INSTRUCTIONS FOR THE TASK:
All lines in the records below from the line with "What TikZ code" through the line with "anchor=base, align=center, text=txtPink]" are to be given again exactly, both ends included; the pictures are to be left out.

DATASET ENTRIES:
╭──

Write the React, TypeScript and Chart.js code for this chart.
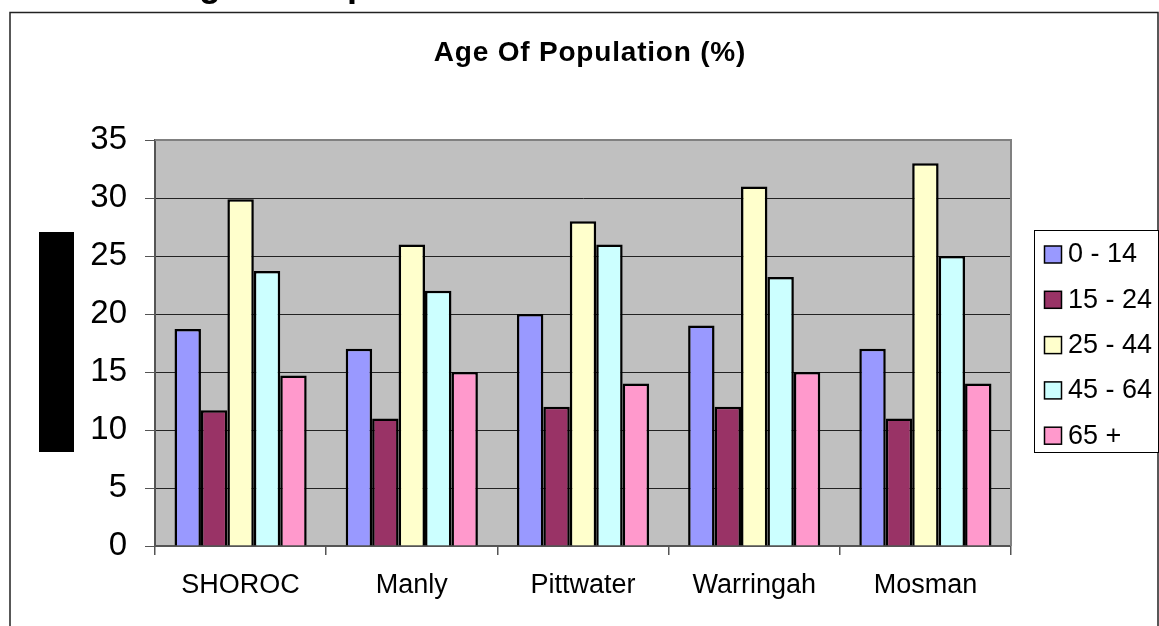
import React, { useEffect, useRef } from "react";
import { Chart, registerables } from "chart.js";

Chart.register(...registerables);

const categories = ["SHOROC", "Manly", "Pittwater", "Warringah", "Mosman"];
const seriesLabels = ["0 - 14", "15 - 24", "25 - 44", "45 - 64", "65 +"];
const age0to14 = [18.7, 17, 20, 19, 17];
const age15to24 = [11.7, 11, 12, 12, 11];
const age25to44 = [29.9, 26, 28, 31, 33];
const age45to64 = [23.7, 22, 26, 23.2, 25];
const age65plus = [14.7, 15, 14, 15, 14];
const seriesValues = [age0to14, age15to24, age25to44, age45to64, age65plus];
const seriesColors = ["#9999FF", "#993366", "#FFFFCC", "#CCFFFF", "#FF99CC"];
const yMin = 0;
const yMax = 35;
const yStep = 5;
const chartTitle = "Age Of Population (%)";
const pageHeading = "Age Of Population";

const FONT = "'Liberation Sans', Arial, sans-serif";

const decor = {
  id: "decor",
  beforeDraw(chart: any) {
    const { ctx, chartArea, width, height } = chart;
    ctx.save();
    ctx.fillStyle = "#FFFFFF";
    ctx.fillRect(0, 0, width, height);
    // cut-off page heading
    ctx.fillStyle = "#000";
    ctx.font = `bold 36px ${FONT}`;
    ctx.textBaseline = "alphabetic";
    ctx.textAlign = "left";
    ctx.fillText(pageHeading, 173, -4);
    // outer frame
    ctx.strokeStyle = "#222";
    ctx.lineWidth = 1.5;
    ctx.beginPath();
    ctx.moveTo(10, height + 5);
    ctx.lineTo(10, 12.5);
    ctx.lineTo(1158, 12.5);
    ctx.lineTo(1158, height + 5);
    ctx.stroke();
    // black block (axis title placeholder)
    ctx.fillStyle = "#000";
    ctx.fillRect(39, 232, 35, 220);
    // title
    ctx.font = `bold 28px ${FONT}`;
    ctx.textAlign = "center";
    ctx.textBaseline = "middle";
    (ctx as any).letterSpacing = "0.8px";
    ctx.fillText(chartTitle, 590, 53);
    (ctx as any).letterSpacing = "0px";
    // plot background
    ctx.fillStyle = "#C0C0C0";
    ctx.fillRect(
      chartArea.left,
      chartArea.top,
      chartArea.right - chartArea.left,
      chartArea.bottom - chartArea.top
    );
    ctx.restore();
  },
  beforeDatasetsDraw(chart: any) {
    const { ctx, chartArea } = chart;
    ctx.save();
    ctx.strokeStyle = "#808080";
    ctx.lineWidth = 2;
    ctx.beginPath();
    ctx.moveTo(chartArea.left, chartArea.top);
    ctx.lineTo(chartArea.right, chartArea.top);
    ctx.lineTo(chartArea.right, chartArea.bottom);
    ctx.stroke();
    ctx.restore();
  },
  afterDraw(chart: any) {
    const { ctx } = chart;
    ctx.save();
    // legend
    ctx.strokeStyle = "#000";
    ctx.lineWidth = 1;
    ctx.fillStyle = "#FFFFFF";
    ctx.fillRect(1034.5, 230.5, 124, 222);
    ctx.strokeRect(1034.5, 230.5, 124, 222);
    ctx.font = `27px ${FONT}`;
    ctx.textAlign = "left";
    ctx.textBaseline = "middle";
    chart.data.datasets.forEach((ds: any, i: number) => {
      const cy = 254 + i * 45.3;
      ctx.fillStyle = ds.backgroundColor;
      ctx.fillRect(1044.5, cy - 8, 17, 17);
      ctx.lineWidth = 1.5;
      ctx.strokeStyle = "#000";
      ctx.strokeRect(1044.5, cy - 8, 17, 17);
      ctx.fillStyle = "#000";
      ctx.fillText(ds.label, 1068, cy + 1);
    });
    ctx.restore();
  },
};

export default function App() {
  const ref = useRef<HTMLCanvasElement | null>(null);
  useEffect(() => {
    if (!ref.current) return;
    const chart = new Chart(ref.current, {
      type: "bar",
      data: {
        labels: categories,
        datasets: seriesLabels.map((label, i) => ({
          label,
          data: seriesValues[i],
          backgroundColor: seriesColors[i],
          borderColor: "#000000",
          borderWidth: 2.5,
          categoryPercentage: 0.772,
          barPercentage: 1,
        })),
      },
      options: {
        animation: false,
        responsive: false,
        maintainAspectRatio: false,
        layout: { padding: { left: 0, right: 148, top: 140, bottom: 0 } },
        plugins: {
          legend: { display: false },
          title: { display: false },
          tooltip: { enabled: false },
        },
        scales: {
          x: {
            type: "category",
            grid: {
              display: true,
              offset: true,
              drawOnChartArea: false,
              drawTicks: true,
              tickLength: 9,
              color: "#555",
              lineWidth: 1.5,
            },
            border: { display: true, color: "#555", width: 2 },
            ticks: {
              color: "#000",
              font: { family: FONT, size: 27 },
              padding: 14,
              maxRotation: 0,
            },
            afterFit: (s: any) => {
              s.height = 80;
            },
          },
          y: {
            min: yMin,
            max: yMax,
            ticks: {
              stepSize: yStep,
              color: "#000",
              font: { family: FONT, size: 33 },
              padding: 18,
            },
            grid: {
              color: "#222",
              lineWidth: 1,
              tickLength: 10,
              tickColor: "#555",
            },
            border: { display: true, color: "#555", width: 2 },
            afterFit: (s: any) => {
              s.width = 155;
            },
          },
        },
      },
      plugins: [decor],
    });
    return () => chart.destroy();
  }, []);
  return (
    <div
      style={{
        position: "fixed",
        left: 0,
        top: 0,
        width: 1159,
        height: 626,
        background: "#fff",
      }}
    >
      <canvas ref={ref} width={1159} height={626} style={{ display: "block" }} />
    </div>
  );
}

╰──
╭──

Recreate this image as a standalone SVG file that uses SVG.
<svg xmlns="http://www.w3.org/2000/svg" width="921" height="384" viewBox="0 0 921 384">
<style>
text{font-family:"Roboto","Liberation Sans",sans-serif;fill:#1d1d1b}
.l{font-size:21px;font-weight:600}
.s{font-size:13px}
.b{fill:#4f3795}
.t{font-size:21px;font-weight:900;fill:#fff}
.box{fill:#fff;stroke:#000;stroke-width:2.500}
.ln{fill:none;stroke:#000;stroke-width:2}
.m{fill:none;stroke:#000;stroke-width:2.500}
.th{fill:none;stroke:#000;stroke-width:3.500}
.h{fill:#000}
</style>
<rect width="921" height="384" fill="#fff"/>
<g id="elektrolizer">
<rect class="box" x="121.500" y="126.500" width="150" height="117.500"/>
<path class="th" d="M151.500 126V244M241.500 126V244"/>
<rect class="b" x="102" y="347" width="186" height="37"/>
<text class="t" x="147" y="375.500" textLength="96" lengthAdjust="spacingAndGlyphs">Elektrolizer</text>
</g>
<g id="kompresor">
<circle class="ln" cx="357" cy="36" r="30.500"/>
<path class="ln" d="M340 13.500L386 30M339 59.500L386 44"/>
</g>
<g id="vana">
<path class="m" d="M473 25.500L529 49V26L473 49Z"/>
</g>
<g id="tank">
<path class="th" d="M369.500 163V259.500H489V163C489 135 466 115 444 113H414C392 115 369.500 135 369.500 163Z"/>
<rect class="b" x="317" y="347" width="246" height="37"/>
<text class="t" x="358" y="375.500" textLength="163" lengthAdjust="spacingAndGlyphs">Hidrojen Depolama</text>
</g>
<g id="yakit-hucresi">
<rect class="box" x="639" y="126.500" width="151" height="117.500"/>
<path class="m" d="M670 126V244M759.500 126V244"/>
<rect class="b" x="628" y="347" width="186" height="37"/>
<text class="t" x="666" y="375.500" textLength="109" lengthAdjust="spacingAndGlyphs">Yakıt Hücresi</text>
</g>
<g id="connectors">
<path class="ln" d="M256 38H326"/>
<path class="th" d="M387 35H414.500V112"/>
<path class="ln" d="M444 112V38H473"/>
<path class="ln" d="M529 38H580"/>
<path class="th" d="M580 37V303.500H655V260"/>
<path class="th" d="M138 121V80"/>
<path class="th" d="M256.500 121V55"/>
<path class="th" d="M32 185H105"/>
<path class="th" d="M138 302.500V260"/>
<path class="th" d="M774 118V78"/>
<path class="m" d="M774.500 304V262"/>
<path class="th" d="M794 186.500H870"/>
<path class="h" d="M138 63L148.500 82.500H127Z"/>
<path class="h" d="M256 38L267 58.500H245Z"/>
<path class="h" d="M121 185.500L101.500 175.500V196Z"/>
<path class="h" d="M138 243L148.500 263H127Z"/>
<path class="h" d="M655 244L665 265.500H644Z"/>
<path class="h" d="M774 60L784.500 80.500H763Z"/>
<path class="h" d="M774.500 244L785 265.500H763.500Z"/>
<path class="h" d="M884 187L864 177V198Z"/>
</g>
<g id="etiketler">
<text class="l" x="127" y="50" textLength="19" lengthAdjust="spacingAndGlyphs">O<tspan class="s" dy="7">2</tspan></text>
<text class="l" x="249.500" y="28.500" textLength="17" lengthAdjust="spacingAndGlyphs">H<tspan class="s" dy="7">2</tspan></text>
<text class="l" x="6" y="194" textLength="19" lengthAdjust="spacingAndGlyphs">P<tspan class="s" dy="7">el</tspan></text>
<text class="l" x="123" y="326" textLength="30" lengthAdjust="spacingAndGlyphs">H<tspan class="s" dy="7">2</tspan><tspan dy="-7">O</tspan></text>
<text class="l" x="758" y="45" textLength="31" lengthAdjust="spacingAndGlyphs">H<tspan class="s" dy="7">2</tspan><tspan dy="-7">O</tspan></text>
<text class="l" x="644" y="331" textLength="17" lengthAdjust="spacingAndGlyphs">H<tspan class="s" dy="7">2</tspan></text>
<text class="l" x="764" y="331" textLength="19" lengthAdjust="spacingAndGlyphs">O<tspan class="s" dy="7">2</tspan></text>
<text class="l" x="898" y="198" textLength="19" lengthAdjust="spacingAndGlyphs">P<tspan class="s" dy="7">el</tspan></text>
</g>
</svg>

╰──
╭──

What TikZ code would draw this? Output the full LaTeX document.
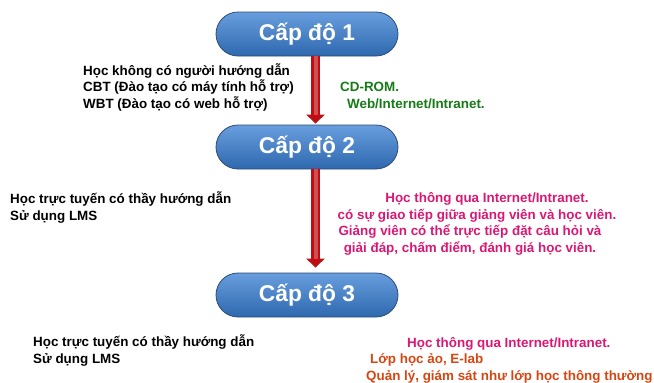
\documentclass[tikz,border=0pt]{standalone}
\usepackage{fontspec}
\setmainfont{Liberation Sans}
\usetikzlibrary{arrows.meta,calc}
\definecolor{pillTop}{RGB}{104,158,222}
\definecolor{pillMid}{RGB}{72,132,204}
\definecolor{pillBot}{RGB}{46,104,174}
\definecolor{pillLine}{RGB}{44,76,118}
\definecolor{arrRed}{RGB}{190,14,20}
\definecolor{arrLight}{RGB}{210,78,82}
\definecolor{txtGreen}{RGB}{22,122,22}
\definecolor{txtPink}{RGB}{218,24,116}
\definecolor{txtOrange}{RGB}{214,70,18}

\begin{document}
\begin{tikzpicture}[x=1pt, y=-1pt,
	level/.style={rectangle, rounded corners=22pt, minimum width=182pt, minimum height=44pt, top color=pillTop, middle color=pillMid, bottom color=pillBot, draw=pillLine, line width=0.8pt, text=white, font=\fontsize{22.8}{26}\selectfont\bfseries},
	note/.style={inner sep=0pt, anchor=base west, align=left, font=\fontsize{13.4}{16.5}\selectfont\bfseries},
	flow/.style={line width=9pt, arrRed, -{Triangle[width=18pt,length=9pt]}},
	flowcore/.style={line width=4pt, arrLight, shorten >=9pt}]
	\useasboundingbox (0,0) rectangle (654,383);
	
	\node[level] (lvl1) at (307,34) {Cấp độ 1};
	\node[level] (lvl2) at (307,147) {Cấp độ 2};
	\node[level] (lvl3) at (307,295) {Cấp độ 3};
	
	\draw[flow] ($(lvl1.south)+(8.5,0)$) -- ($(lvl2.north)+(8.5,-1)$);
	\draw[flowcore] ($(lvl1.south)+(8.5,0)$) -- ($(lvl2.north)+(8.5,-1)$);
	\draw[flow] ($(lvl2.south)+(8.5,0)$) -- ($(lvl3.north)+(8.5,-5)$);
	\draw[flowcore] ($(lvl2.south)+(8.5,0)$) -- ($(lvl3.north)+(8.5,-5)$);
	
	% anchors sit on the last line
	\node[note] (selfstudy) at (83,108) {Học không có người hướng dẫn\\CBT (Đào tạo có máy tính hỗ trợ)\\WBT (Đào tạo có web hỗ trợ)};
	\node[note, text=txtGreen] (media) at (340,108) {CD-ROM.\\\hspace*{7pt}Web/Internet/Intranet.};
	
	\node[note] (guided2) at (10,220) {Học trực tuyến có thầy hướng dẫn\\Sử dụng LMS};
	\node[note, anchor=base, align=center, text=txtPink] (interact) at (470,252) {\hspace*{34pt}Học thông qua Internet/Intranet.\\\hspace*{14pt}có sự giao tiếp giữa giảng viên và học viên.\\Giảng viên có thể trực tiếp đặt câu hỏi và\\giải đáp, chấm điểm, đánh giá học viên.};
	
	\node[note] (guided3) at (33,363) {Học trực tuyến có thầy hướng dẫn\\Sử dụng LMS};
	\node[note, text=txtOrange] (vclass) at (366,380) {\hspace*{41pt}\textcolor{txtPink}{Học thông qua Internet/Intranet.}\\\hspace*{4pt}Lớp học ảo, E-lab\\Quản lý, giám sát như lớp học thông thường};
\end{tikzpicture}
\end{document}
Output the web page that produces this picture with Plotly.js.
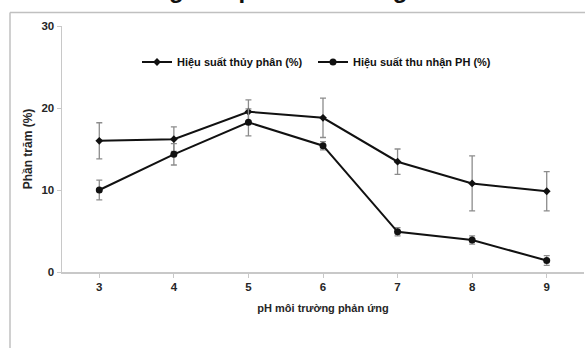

╰──

SOLUTION FOR THIS EXERCISE:
What TikZ code would draw this? Output the full LaTeX document.
\documentclass[tikz,border=0pt]{standalone}
\usepackage{fontspec}
\setmainfont{Liberation Sans}
\usetikzlibrary{arrows.meta,calc}
\definecolor{pillTop}{RGB}{104,158,222}
\definecolor{pillMid}{RGB}{72,132,204}
\definecolor{pillBot}{RGB}{46,104,174}
\definecolor{pillLine}{RGB}{44,76,118}
\definecolor{arrRed}{RGB}{190,14,20}
\definecolor{arrLight}{RGB}{210,78,82}
\definecolor{txtGreen}{RGB}{22,122,22}
\definecolor{txtPink}{RGB}{218,24,116}
\definecolor{txtOrange}{RGB}{214,70,18}

\begin{document}
\begin{tikzpicture}[x=1pt, y=-1pt,
	level/.style={rectangle, rounded corners=22pt, minimum width=182pt, minimum height=44pt, top color=pillTop, middle color=pillMid, bottom color=pillBot, draw=pillLine, line width=0.8pt, text=white, font=\fontsize{22.8}{26}\selectfont\bfseries},
	note/.style={inner sep=0pt, anchor=base west, align=left, font=\fontsize{13.4}{16.5}\selectfont\bfseries},
	flow/.style={line width=9pt, arrRed, -{Triangle[width=18pt,length=9pt]}},
	flowcore/.style={line width=4pt, arrLight, shorten >=9pt}]
	\useasboundingbox (0,0) rectangle (654,383);
	
	\node[level] (lvl1) at (307,34) {Cấp độ 1};
	\node[level] (lvl2) at (307,147) {Cấp độ 2};
	\node[level] (lvl3) at (307,295) {Cấp độ 3};
	
	\draw[flow] ($(lvl1.south)+(8.5,0)$) -- ($(lvl2.north)+(8.5,-1)$);
	\draw[flowcore] ($(lvl1.south)+(8.5,0)$) -- ($(lvl2.north)+(8.5,-1)$);
	\draw[flow] ($(lvl2.south)+(8.5,0)$) -- ($(lvl3.north)+(8.5,-5)$);
	\draw[flowcore] ($(lvl2.south)+(8.5,0)$) -- ($(lvl3.north)+(8.5,-5)$);
	
	% anchors sit on the last line
	\node[note] (selfstudy) at (83,108) {Học không có người hướng dẫn\\CBT (Đào tạo có máy tính hỗ trợ)\\WBT (Đào tạo có web hỗ trợ)};
	\node[note, text=txtGreen] (media) at (340,108) {CD-ROM.\\\hspace*{7pt}Web/Internet/Intranet.};
	
	\node[note] (guided2) at (10,220) {Học trực tuyến có thầy hướng dẫn\\Sử dụng LMS};
	\node[note, anchor=base, align=center, text=txtPink] (interact) at (470,252) {\hspace*{34pt}Học thông qua Internet/Intranet.\\\hspace*{14pt}có sự giao tiếp giữa giảng viên và học viên.\\Giảng viên có thể trực tiếp đặt câu hỏi và\\giải đáp, chấm điểm, đánh giá học viên.};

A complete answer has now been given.